Instruction — Take the lines of the data below from the very first through the line containing "const windowIndex = d3.range(0, 40);" and output them exactly, pictures excluded.

Source material —
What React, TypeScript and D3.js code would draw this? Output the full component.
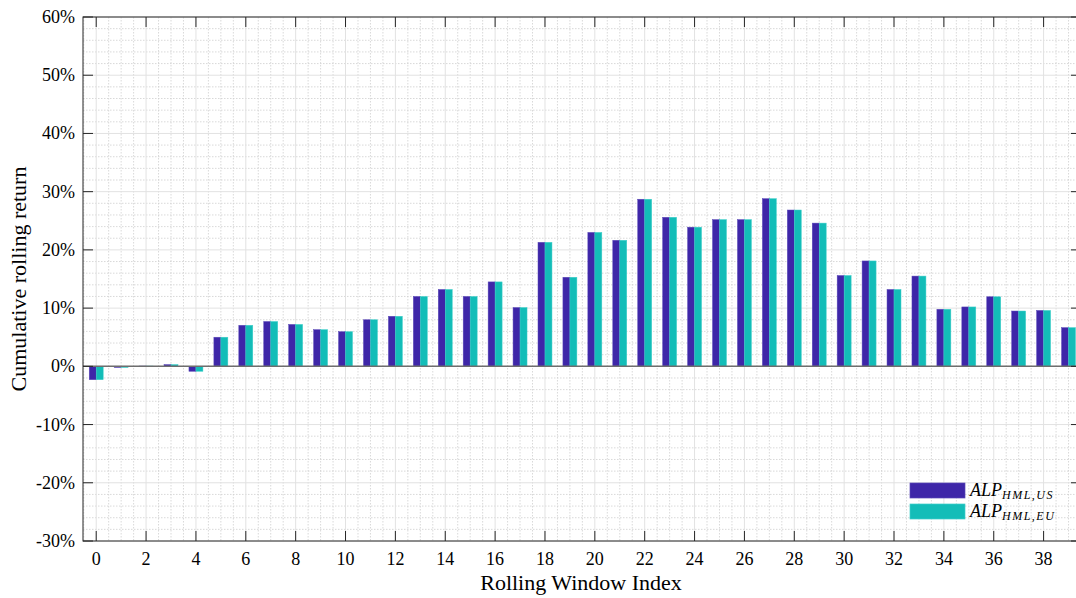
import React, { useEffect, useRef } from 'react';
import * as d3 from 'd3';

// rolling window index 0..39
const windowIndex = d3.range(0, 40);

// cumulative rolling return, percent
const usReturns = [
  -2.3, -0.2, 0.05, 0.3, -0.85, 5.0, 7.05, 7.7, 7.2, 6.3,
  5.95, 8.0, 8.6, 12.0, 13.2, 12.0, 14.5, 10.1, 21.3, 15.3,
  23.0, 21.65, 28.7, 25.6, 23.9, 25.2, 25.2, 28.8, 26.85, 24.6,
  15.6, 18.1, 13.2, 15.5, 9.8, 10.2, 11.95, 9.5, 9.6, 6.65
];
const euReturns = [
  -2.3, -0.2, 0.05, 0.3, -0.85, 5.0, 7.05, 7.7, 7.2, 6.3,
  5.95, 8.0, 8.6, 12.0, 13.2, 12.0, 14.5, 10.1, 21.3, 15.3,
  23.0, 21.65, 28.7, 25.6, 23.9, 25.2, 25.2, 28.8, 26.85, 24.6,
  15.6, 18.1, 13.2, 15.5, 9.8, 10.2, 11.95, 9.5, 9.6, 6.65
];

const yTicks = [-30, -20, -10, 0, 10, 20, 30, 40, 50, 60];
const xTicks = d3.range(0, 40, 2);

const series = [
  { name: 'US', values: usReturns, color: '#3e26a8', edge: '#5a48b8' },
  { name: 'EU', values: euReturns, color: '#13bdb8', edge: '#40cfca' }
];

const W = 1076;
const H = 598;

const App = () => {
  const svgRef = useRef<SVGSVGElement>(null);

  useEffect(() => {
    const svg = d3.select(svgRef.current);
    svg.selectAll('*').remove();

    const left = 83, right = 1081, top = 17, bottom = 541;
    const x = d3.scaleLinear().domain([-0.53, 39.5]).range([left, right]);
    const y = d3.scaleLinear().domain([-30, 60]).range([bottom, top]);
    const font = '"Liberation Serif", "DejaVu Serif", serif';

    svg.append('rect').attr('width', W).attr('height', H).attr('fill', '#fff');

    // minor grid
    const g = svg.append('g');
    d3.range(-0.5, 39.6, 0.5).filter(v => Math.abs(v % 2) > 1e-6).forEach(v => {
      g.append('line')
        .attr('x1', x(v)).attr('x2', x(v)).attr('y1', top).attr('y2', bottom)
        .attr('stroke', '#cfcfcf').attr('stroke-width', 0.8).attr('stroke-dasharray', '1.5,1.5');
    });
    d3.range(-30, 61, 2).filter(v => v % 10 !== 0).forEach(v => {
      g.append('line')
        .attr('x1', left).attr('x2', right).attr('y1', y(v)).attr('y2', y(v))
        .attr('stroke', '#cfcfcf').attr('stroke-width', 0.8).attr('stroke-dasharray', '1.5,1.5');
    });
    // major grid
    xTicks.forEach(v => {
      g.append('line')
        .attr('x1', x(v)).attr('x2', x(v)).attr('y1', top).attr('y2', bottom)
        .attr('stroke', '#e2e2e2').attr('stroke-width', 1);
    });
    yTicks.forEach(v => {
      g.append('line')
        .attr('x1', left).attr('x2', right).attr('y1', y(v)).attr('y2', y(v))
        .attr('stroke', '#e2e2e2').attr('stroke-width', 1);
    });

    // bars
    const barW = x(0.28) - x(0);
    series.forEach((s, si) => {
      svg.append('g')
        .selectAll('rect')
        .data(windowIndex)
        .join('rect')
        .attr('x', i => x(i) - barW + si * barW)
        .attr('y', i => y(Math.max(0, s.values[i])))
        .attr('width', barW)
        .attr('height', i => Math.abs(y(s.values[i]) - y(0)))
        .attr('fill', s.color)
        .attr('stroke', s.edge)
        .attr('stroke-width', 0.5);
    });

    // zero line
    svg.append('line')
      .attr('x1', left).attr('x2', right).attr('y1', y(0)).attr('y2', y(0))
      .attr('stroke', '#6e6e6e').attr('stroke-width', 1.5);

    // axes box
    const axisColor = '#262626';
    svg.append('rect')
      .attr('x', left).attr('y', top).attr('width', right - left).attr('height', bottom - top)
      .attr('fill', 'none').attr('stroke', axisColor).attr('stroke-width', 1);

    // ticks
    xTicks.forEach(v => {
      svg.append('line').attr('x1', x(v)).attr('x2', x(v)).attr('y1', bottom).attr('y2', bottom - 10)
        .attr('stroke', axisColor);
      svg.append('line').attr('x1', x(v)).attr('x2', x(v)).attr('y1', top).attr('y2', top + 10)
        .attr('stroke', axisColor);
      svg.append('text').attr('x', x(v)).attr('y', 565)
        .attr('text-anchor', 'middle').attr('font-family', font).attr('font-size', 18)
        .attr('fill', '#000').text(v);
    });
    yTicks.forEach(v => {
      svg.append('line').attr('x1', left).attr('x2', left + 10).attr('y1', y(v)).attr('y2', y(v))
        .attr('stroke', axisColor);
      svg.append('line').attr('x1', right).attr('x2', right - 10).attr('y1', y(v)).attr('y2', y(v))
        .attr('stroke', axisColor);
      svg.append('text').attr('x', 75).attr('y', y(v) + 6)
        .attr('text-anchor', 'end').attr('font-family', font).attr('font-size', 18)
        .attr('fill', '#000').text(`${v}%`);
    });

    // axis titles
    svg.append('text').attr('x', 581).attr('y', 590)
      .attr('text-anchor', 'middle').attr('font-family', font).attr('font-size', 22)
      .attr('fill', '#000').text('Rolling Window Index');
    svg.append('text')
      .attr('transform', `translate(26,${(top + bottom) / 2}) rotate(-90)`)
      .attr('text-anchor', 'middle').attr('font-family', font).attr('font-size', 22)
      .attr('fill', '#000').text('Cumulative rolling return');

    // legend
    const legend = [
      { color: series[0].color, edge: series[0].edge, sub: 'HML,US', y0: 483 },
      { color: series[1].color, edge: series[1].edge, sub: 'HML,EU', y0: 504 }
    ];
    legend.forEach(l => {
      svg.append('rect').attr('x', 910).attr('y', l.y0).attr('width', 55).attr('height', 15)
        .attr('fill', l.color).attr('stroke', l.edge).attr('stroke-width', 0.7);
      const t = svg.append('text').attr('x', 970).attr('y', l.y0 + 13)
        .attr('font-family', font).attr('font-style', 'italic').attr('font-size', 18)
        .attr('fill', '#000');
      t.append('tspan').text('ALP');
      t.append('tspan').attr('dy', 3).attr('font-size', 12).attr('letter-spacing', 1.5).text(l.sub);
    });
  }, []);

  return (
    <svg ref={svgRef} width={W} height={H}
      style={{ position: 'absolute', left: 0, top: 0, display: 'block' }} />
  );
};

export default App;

Output of the task —
What React, TypeScript and D3.js code would draw this? Output the full component.
import React, { useEffect, useRef } from 'react';
import * as d3 from 'd3';

// rolling window index 0..39
const windowIndex = d3.range(0, 40);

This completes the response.